A model-independent theory of consensus and dissensus decision making (1909.05765v2)

Abstract: We develop a model-independent framework to study the dynamics of decision-making in opinion networks for an arbitrary number of agents and an arbitrary number of options. Model-independence means that the analysis is not performed on a specific set of equations, in contrast to classical approaches to decision making that fix a specific model and analyze it. Rather, the general features of decision making in dynamical opinion networks can be derived starting from empirically testable hypotheses about the deciding agents, the available options, and the interactions among them. After translating these empirical hypotheses into algebraic ones, we use the tools of equivariant bifurcation theory to uncover model-independent properties of dynamical opinion networks. The model-independent results are illustrated on a novel analytical model that is constructed by plugging a generic sigmoidal nonlinearity, modeling boundedness of opinions and opinion perception, into the model-independent equivariant structure.

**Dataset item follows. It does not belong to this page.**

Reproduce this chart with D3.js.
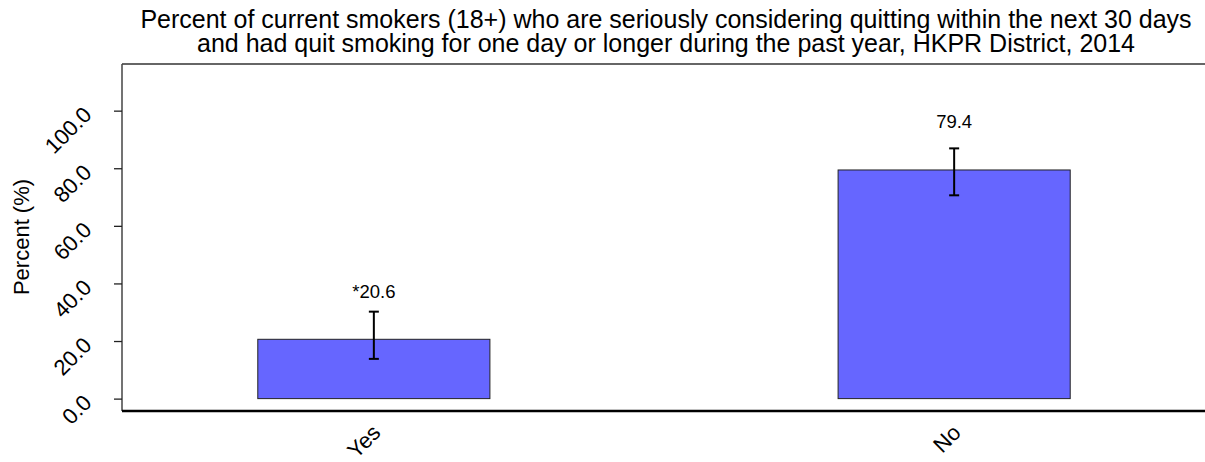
<!DOCTYPE html>
<html>
<head>
<meta charset="utf-8">
<script src="https://cdn.jsdelivr.net/npm/d3@7"></script>
<style>
  body { margin: 0; background: #fff; }
  text { font-family: Arial, "Liberation Sans", sans-serif; fill: #000; }
</style>
</head>
<body>
<script>
const w = 1205;
const h = 462;

// data
const categories = ["Yes", "No"];
const values = [20.6, 79.4];
const lower = [13.8, 70.6];
const upper = [30.2, 86.9];
const valueLabels = ["*20.6", "79.4"];
const yTicks = [0, 20, 40, 60, 80, 100];
const titleLines = [
  "Percent of current smokers (18+) who are seriously considering quitting within the next 30 days",
  "and had quit smoking for one day or longer during the past year, HKPR District, 2014"
];

const plotLeft = 122, plotTop = 64, plotBottom = 411;

let svg = d3.select("body")
  .append("svg")
    .attr("width", w)
    .attr("height", h);

let x = d3.scaleBand()
  .domain(categories)
  .range([plotLeft, 1206])
  .paddingInner(0.6)
  .paddingOuter(0.234);

let y = d3.scaleLinear()
  .domain([-4.3, 116.2])
  .range([plotBottom, plotTop]);

// title
svg.selectAll(".title")
  .data(titleLines)
  .enter()
  .append("text")
    .attr("class", "title")
    .attr("x", 666)
    .attr("y", (d, i) => 28 + i * 24)
    .attr("text-anchor", "middle")
    .style("font-size", "25px")
    .text(d => d);

// frame
svg.append("line")
  .attr("x1", plotLeft).attr("x2", w + 5)
  .attr("y1", plotTop).attr("y2", plotTop)
  .attr("stroke", "#333").attr("stroke-width", 1.3);
svg.append("line")
  .attr("x1", plotLeft).attr("x2", plotLeft)
  .attr("y1", plotTop).attr("y2", plotBottom)
  .attr("stroke", "#444").attr("stroke-width", 1.5);

// bars
svg.selectAll("rect.bar")
  .data(values)
  .enter()
  .append("rect")
    .attr("class", "bar")
    .attr("x", (d, i) => x(categories[i]))
    .attr("width", x.bandwidth())
    .attr("y", d => y(d))
    .attr("height", d => y(0) - y(d))
    .attr("fill", "#6666ff")
    .attr("stroke", "#222")
    .attr("stroke-width", 1);

// error bars
const cx = i => x(categories[i]) + x.bandwidth() / 2;
let eb = svg.selectAll("g.err")
  .data(values)
  .enter()
  .append("g")
    .attr("class", "err")
    .attr("stroke", "#000")
    .attr("stroke-width", 2);
eb.append("line")
  .attr("x1", (d, i) => cx(i)).attr("x2", (d, i) => cx(i))
  .attr("y1", (d, i) => y(lower[i])).attr("y2", (d, i) => y(upper[i]));
eb.append("line")
  .attr("x1", (d, i) => cx(i) - 5).attr("x2", (d, i) => cx(i) + 5)
  .attr("y1", (d, i) => y(upper[i])).attr("y2", (d, i) => y(upper[i]));
eb.append("line")
  .attr("x1", (d, i) => cx(i) - 5).attr("x2", (d, i) => cx(i) + 5)
  .attr("y1", (d, i) => y(lower[i])).attr("y2", (d, i) => y(lower[i]));

// value labels
svg.selectAll("text.val")
  .data(values)
  .enter()
  .append("text")
    .attr("class", "val")
    .attr("x", (d, i) => cx(i))
    .attr("y", d => y(d + 14.5))
    .attr("text-anchor", "middle")
    .style("font-size", "18.5px")
    .text((d, i) => valueLabels[i]);

// y axis
let yAxis = svg.append("g")
  .attr("transform", "translate(" + plotLeft + ",0)")
  .call(d3.axisLeft(y).tickValues(yTicks).tickSize(8).tickFormat(d3.format(".1f")));
yAxis.select(".domain").remove();
yAxis.selectAll(".tick line").attr("stroke", "#222").attr("stroke-width", 1.3);
yAxis.selectAll(".tick text")
  .attr("x", null).attr("dy", null)
  .attr("transform", "translate(-29,5) rotate(-45)")
  .attr("text-anchor", "end")
  .style("font-size", "22px");

// x axis baseline
svg.append("line")
  .attr("x1", plotLeft).attr("x2", w + 5)
  .attr("y1", plotBottom).attr("y2", plotBottom)
  .attr("stroke", "#000").attr("stroke-width", 2.5);

// x labels
svg.selectAll("text.xlab")
  .data(categories)
  .enter()
  .append("text")
    .attr("class", "xlab")
    .attr("text-anchor", "end")
    .attr("transform", d => "translate(" + (x(d) + x.bandwidth() / 2 + 8) + ",434) rotate(-45)")
    .style("font-size", "22px")
    .text(d => d);

// y label
svg.append("text")
  .attr("transform", "translate(29,237) rotate(-90)")
  .attr("text-anchor", "middle")
  .style("font-size", "22px")
  .text("Percent (%)");
</script>
</body>
</html>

Our analysis reveals richer and more flexible opinion-formation behavior as compared to model-dependent approaches. For instance, analysis reveals the possibility of switching between consensus and various forms of dissensus by modulation of the level of agent cooperativity and without requiring any particular ad-hoc interaction topology (e.g., structural balance). From a theoretical viewpoint, we prove new results in equivariant bifurcation theory. We construct an exhaustive list of axial subgroups for the action of $\ES_n \times \ES_3$ on $\R^{n-1}\otimes\R^{2}$. We also generalize this list to the action of $\ES_n \times \ES_k$ on $\R^{n-1}\otimes \R^{k-1}$, i.e., for $n$ agents and $k$ options, although without proving that in this case the list is exhaustive.